Merujuk kondisi pendidikan yang kian berat dan dilema, Andri Kristian tidak tinggal diam, dari Distrik Mbua Kabupaten Nduga, ia lalu pindah ke Wamena Kabupaten Jayawijaya dan mulai merintis program pendidikan dan pelatihan pra kulia atau matrikulasi bagi siswa tamatan SMA sebelum melanjutkan pendidikan strata satu.
Melalui dukungan Yayasan Misi John Wesley Horse, Andri Kristian menghadirkan program matrikulasi pada tahun 2021 di Wamena. Latihan ini khusus bagi siswa yang memilki panggilan untuk menjadi guru pada sekolah dasar di Papua Pegunungan.

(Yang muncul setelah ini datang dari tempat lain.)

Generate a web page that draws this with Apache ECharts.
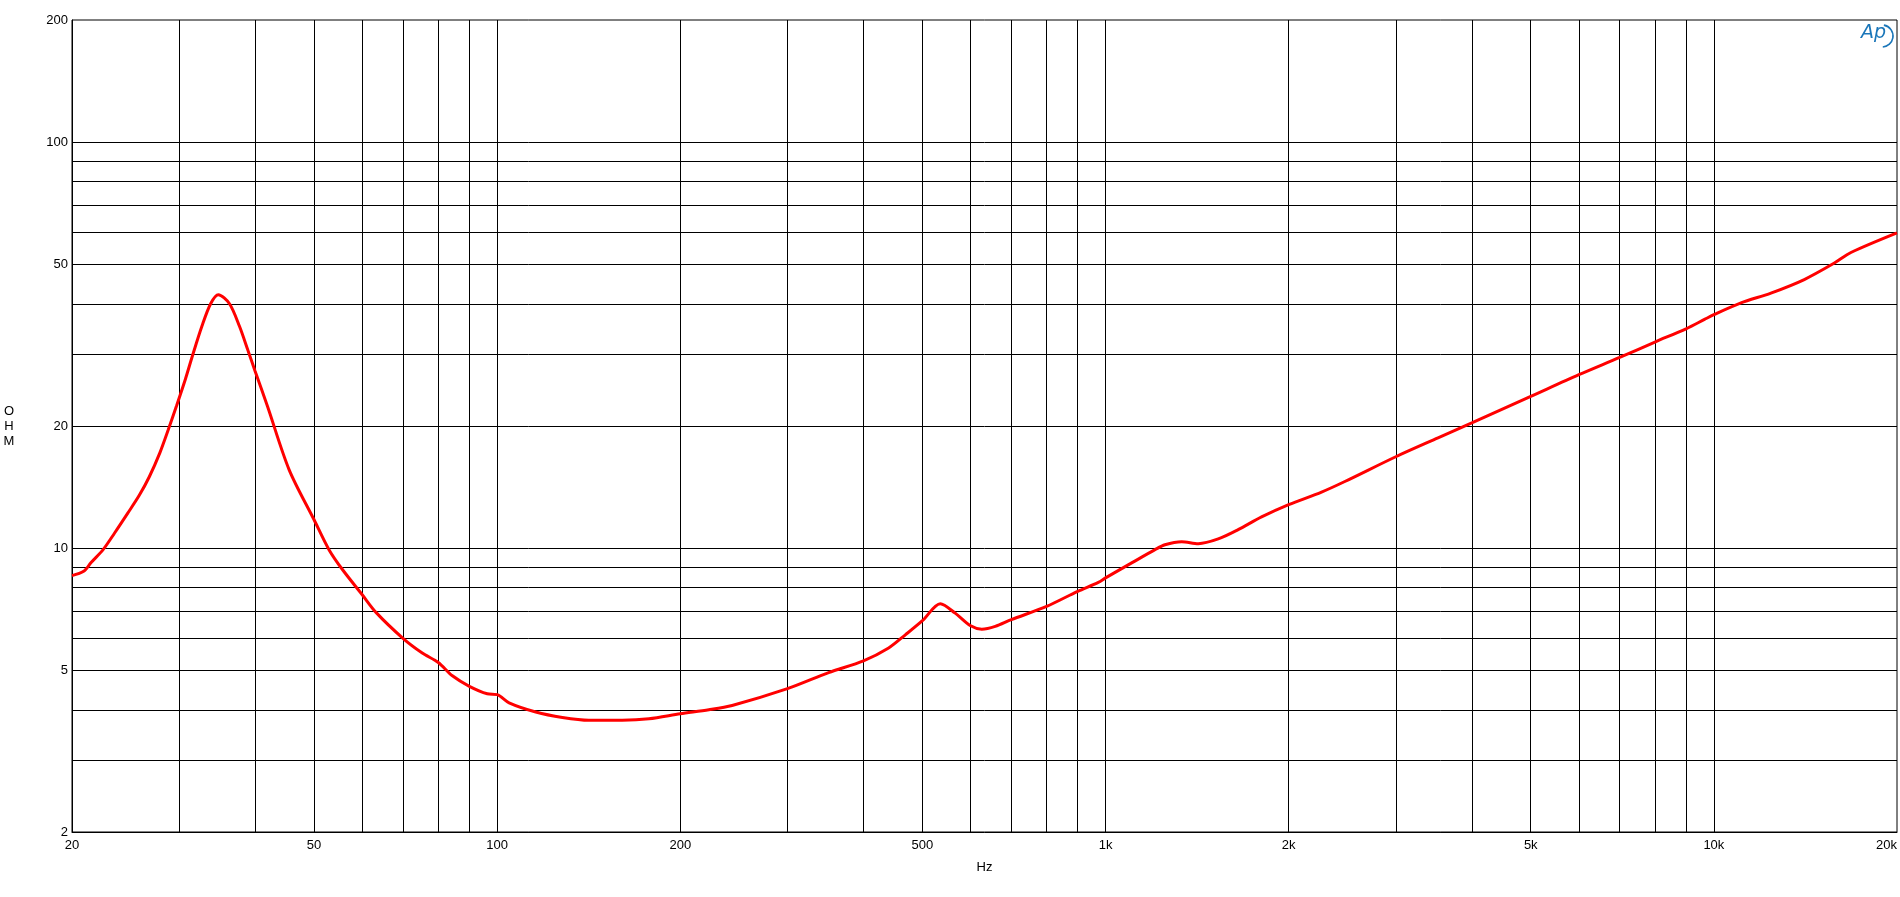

“Anak-anak Papua yang tamat SMA dipersiapkan di sini melalui matrikulasi, sedikit pelatihan untuk meneguhkan ketertinggalan belajar, belajar materi yang tertinggal di jenjang sebelumnya, kita latih lebih banyak mate-matika dan bahasa Indonesia. Ini khusus yang punya panggilan jadi guru SD, karena masalah besar di sini adalah pendidikan dasar” ujarnya.
Setelah dilatih selama satu tahun atau lebih (tergantung kesiapan siswa), selanjutnya para calon mahasiswa ini akan dikirim ke Universitas Quality Medan dan Universitas Quality Berastagi di Medan Sumatera Utara. Semua pembiayaa ditanggung oleh Yayasan Misi John Wesley Horse.
“Biaya kualia sampae dengan wisuda di tanggung Yayasan termasuk tiket ke medan dibiayai yayasan, dari 2021 hingga saat ini sudah 16 orang di kirim ke medan. Para siswa ini setelah tamat wajib pulang ke kampung halaman di Kabupaten masing-masing dan menjadi guru SD di sana” jelas Kristian yang diwawancarai di sebuah kamar kos berukuran sekitar 3 x 4 yang juga sebagai tempat matrikulasi dilakukan (*).